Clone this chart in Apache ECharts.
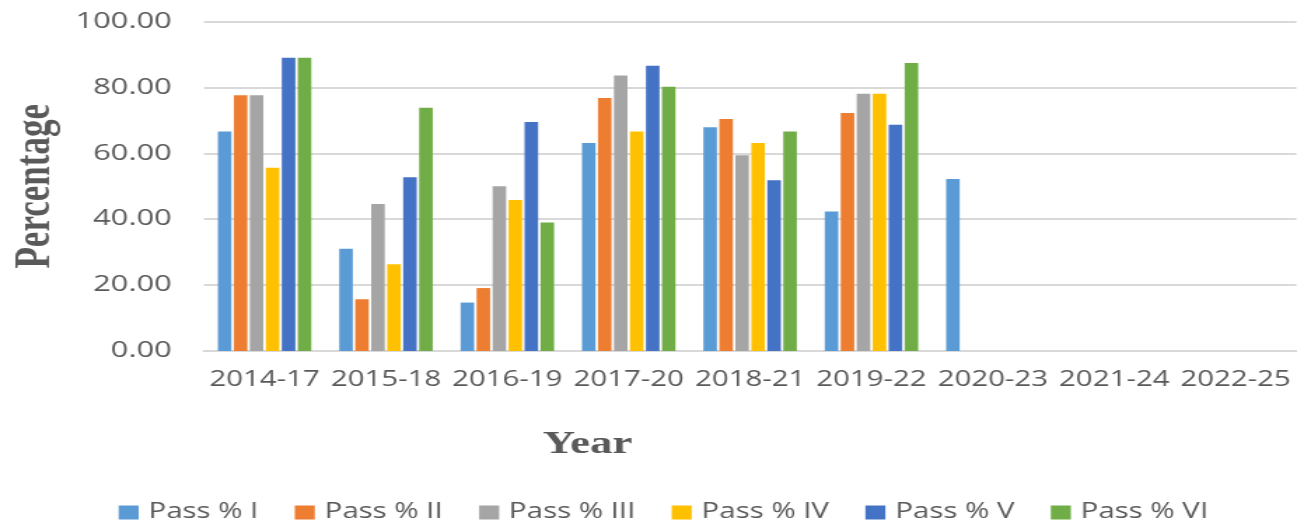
<!DOCTYPE html>
<html>
<head>
<meta charset="utf-8">
<script src="https://cdn.jsdelivr.net/npm/echarts@6/dist/echarts.min.js"></script>
<style>
html,body{margin:0;padding:0;background:#fff;overflow:hidden;width:1297px;height:529px;}
#wrap{width:926px;height:529px;transform:scaleX(1.40065);transform-origin:0 0;}
#chart{width:926px;height:529px;}
</style>
</head>
<body>
<div id="wrap"><div id="chart"></div></div>
<script>
const categories = ['2014-17','2015-18','2016-19','2017-20','2018-21','2019-22','2020-23','2021-24','2022-25'];
const seriesNames = ['Pass % I','Pass % II','Pass % III','Pass % IV','Pass % V','Pass % VI'];
const passI   = [66.6, 31.0, 14.7, 63.1, 67.9, 42.3, 52.2, null, null];
const passII  = [77.6, 15.7, 19.1, 76.8, 70.4, 72.2, null, null, null];
const passIII = [77.6, 44.6, 50.0, 83.6, 59.4, 78.1, null, null, null];
const passIV  = [55.6, 26.3, 45.8, 66.6, 63.1, 78.1, null, null, null];
const passV   = [89.0, 52.7, 69.5, 86.6, 51.8, 68.7, null, null, null];
const passVI  = [89.0, 73.8, 39.0, 80.2, 66.6, 87.4, null, null, null];
const yTicks = [0, 20, 40, 60, 80, 100];

const colors = ['#5B9BD5','#ED7D31','#A5A5A5','#FFC000','#4472C4','#70AD47'];
const allData = [passI, passII, passIII, passIV, passV, passVI];

const chart = echarts.init(document.getElementById('chart'), null, {renderer:'canvas'});
chart.setOption({
  animation: false,
  color: colors,
  grid: {left: 143, right: 0.5, top: 21.5, bottom: 178, containLabel: false},
  legend: {
    data: seriesNames,
    left: 79.7, top: 497,
    itemWidth: 14.3, itemHeight: 14, itemGap: 26,
    icon: 'rect',
    textStyle: {fontFamily: 'Open Sans', fontSize: 21, color: '#595959', padding: [0, 0, 0, 2]}
  },
  xAxis: {
    type: 'category',
    data: categories,
    axisTick: {show: false},
    axisLine: {lineStyle: {color: '#d9d9d9', width: 2}},
    axisLabel: {fontFamily: 'Open Sans', fontSize: 21, color: '#595959', margin: 19, interval: 0},
    name: 'Year',
    nameLocation: 'middle',
    nameGap: 78,
    nameTextStyle: {fontFamily: 'Liberation Serif', fontWeight: 'bold', fontSize: 32, color: '#595959', padding: [0, 232, 0, 0]}
  },
  yAxis: {
    type: 'value',
    min: yTicks[0], max: yTicks[yTicks.length - 1], interval: 20,
    axisLine: {show: false},
    axisTick: {show: false},
    splitLine: {lineStyle: {color: '#d9d9d9', width: 2}},
    axisLabel: {fontFamily: 'Open Sans', fontSize: 22, color: '#595959', margin: 23,
      formatter: v => v.toFixed(2)},
    name: 'Percentage',
    nameLocation: 'middle',
    nameGap: 97,
    nameTextStyle: {fontFamily: 'Liberation Serif', fontWeight: 'bold', fontSize: 35, color: '#595959'}
  },
  series: seriesNames.map((n, i) => ({
    name: n,
    type: 'bar',
    data: allData[i],
    barCategoryGap: '23%',
    barGap: '18%',
    itemStyle: {color: colors[i]}
  }))
});
</script>
</body>
</html>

○ ○ ○

● SET TASK
Repeat the material above in full and exactly, omitting the pictures.

● TASK SOLUTION
Clone this chart in Apache ECharts.
<!DOCTYPE html>
<html>
<head>
<meta charset="utf-8">
<script src="https://cdn.jsdelivr.net/npm/echarts@6/dist/echarts.min.js"></script>
<style>
html,body{margin:0;padding:0;background:#fff;overflow:hidden;width:1297px;height:529px;}
#wrap{width:926px;height:529px;transform:scaleX(1.40065);transform-origin:0 0;}
#chart{width:926px;height:529px;}
</style>
</head>
<body>
<div id="wrap"><div id="chart"></div></div>
<script>
const categories = ['2014-17','2015-18','2016-19','2017-20','2018-21','2019-22','2020-23','2021-24','2022-25'];
const seriesNames = ['Pass % I','Pass % II','Pass % III','Pass % IV','Pass % V','Pass % VI'];
const passI   = [66.6, 31.0, 14.7, 63.1, 67.9, 42.3, 52.2, null, null];
const passII  = [77.6, 15.7, 19.1, 76.8, 70.4, 72.2, null, null, null];
const passIII = [77.6, 44.6, 50.0, 83.6, 59.4, 78.1, null, null, null];
const passIV  = [55.6, 26.3, 45.8, 66.6, 63.1, 78.1, null, null, null];
const passV   = [89.0, 52.7, 69.5, 86.6, 51.8, 68.7, null, null, null];
const passVI  = [89.0, 73.8, 39.0, 80.2, 66.6, 87.4, null, null, null];
const yTicks = [0, 20, 40, 60, 80, 100];

const colors = ['#5B9BD5','#ED7D31','#A5A5A5','#FFC000','#4472C4','#70AD47'];
const allData = [passI, passII, passIII, passIV, passV, passVI];

const chart = echarts.init(document.getElementById('chart'), null, {renderer:'canvas'});
chart.setOption({
  animation: false,
  color: colors,
  grid: {left: 143, right: 0.5, top: 21.5, bottom: 178, containLabel: false},
  legend: {
    data: seriesNames,
    left: 79.7, top: 497,
    itemWidth: 14.3, itemHeight: 14, itemGap: 26,
    icon: 'rect',
    textStyle: {fontFamily: 'Open Sans', fontSize: 21, color: '#595959', padding: [0, 0, 0, 2]}
  },
  xAxis: {
    type: 'category',
    data: categories,
    axisTick: {show: false},
    axisLine: {lineStyle: {color: '#d9d9d9', width: 2}},
    axisLabel: {fontFamily: 'Open Sans', fontSize: 21, color: '#595959', margin: 19, interval: 0},
    name: 'Year',
    nameLocation: 'middle',
    nameGap: 78,
    nameTextStyle: {fontFamily: 'Liberation Serif', fontWeight: 'bold', fontSize: 32, color: '#595959', padding: [0, 232, 0, 0]}
  },
  yAxis: {
    type: 'value',
    min: yTicks[0], max: yTicks[yTicks.length - 1], interval: 20,
    axisLine: {show: false},
    axisTick: {show: false},
    splitLine: {lineStyle: {color: '#d9d9d9', width: 2}},
    axisLabel: {fontFamily: 'Open Sans', fontSize: 22, color: '#595959', margin: 23,
      formatter: v => v.toFixed(2)},
    name: 'Percentage',
    nameLocation: 'middle',
    nameGap: 97,
    nameTextStyle: {fontFamily: 'Liberation Serif', fontWeight: 'bold', fontSize: 35, color: '#595959'}
  },
  series: seriesNames.map((n, i) => ({
    name: n,
    type: 'bar',
    data: allData[i],
    barCategoryGap: '23%',
    barGap: '18%',
    itemStyle: {color: colors[i]}
  }))
});
</script>
</body>
</html>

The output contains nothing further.